**The problem**
In the data below, find each line containing the string "this" and return it.

**Extracted entries**
____

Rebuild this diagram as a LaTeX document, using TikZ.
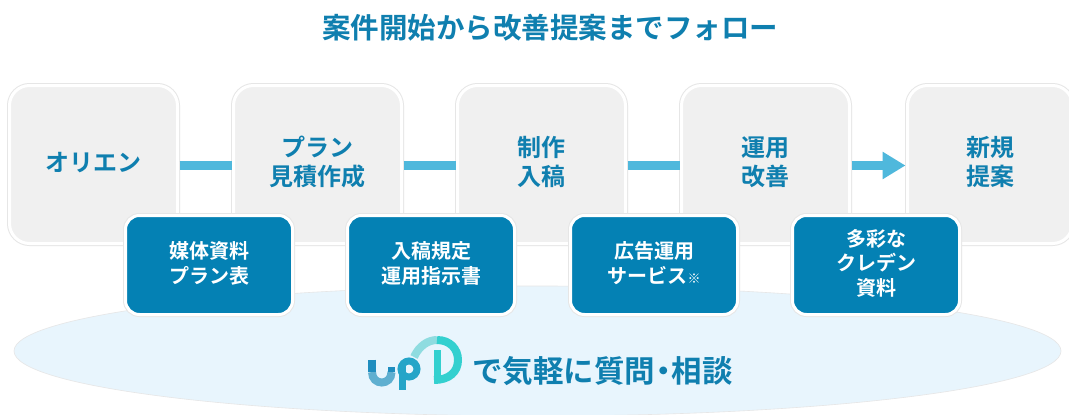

____

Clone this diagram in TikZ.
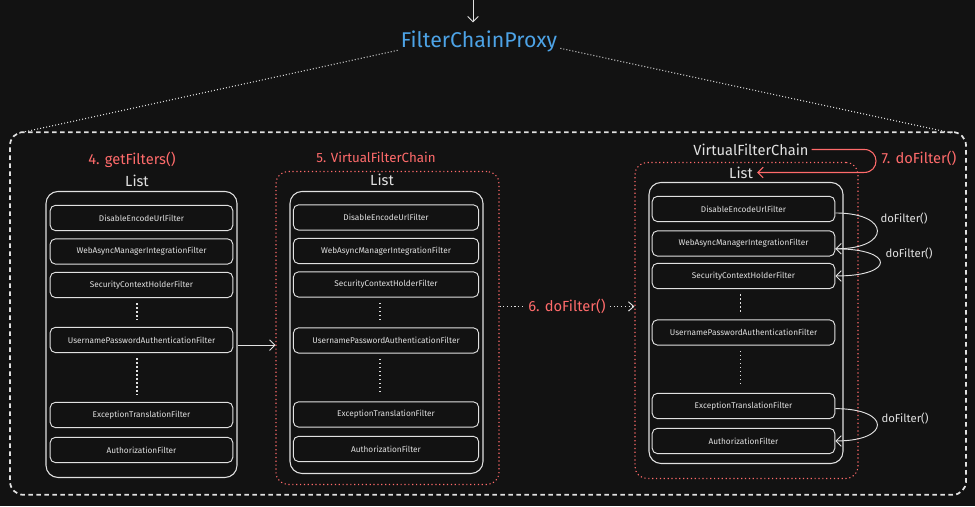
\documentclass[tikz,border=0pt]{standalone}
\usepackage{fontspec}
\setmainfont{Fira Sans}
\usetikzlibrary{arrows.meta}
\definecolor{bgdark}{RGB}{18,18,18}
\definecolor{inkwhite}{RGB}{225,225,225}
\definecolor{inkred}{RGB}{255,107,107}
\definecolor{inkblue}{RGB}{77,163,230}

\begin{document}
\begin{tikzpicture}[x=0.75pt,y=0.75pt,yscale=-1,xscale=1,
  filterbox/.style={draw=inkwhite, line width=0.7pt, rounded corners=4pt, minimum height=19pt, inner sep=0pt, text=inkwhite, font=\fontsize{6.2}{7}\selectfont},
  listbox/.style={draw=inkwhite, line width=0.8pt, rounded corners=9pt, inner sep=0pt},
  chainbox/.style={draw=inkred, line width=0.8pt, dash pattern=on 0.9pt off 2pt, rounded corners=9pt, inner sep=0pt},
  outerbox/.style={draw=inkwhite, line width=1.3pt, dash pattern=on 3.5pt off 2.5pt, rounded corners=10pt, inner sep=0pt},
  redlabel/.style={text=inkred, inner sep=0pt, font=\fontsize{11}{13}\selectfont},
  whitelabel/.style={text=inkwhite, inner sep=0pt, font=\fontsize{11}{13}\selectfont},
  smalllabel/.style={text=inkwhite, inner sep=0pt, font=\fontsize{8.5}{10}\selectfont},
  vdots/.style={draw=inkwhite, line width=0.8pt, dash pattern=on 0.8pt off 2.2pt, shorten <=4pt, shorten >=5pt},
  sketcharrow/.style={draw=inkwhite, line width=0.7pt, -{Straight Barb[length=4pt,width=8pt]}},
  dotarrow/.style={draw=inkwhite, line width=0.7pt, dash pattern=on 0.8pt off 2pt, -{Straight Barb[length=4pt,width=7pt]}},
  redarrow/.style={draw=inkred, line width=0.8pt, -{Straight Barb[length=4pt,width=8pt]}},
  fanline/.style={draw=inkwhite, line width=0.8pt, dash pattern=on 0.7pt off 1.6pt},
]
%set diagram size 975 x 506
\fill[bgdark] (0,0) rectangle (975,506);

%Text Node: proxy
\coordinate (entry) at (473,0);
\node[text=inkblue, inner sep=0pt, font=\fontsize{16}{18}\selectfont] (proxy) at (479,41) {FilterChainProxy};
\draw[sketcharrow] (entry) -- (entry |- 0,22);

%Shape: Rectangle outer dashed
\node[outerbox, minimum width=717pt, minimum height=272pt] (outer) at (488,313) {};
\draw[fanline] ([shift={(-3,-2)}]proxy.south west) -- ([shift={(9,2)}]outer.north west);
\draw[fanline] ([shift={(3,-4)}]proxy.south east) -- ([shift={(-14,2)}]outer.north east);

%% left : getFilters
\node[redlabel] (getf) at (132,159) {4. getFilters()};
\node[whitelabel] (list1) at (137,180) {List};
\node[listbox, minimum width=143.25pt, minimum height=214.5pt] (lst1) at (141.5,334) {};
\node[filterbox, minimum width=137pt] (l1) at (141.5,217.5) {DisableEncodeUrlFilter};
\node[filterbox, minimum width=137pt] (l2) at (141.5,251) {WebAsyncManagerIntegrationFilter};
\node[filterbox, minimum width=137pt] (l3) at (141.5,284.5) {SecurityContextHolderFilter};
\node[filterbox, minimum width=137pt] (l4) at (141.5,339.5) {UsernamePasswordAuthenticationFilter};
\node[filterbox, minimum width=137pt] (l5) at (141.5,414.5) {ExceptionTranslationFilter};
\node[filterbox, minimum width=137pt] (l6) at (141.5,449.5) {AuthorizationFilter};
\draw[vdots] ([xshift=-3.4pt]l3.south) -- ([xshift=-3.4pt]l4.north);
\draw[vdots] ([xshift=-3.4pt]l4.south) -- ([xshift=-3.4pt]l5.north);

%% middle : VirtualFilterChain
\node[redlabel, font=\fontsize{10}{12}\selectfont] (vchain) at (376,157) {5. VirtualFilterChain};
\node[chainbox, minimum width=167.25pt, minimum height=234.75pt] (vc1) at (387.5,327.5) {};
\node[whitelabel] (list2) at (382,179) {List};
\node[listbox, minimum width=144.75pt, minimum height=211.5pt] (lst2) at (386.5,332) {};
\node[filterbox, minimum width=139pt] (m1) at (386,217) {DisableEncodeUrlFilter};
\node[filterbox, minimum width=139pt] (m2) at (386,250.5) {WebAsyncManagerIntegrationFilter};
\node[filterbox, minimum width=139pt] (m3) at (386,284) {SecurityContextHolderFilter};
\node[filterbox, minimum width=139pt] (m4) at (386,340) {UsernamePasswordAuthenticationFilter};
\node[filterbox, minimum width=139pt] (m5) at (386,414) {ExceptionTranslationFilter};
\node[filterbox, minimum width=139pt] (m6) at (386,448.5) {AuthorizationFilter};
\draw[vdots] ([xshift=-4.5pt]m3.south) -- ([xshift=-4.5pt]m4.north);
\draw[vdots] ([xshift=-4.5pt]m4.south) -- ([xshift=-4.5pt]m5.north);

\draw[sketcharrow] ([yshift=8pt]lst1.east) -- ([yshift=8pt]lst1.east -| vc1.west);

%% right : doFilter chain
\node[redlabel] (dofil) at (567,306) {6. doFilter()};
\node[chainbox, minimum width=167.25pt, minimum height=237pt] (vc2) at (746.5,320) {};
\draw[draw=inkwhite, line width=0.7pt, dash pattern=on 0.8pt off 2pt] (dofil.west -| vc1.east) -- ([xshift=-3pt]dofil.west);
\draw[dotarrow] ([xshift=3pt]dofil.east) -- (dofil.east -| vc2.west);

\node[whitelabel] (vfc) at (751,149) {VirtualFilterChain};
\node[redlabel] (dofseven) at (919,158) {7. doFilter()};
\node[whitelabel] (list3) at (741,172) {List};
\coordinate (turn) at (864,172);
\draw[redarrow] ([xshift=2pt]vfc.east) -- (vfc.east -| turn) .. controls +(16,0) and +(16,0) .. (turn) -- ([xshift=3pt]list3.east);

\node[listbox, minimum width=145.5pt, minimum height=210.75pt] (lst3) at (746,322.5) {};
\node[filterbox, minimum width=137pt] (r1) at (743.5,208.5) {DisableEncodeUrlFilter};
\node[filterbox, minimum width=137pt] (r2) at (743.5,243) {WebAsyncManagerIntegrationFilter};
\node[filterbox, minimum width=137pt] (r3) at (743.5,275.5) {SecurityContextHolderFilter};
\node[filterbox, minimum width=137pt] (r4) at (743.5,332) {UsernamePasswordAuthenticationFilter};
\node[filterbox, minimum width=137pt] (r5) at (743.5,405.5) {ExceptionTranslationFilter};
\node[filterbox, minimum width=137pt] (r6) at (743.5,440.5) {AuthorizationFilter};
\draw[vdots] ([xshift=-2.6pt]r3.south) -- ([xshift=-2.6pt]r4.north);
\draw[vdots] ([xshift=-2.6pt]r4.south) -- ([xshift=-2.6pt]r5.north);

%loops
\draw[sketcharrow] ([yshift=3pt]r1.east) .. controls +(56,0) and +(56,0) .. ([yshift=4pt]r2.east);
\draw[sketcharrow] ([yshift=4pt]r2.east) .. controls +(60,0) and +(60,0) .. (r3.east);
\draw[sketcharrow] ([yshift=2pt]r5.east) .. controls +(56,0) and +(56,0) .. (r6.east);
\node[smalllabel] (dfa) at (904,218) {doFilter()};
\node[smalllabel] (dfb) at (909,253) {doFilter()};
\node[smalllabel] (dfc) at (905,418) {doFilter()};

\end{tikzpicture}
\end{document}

____

**The completed task**
Rebuild this diagram as a LaTeX document, using TikZ.
Clone this diagram in TikZ.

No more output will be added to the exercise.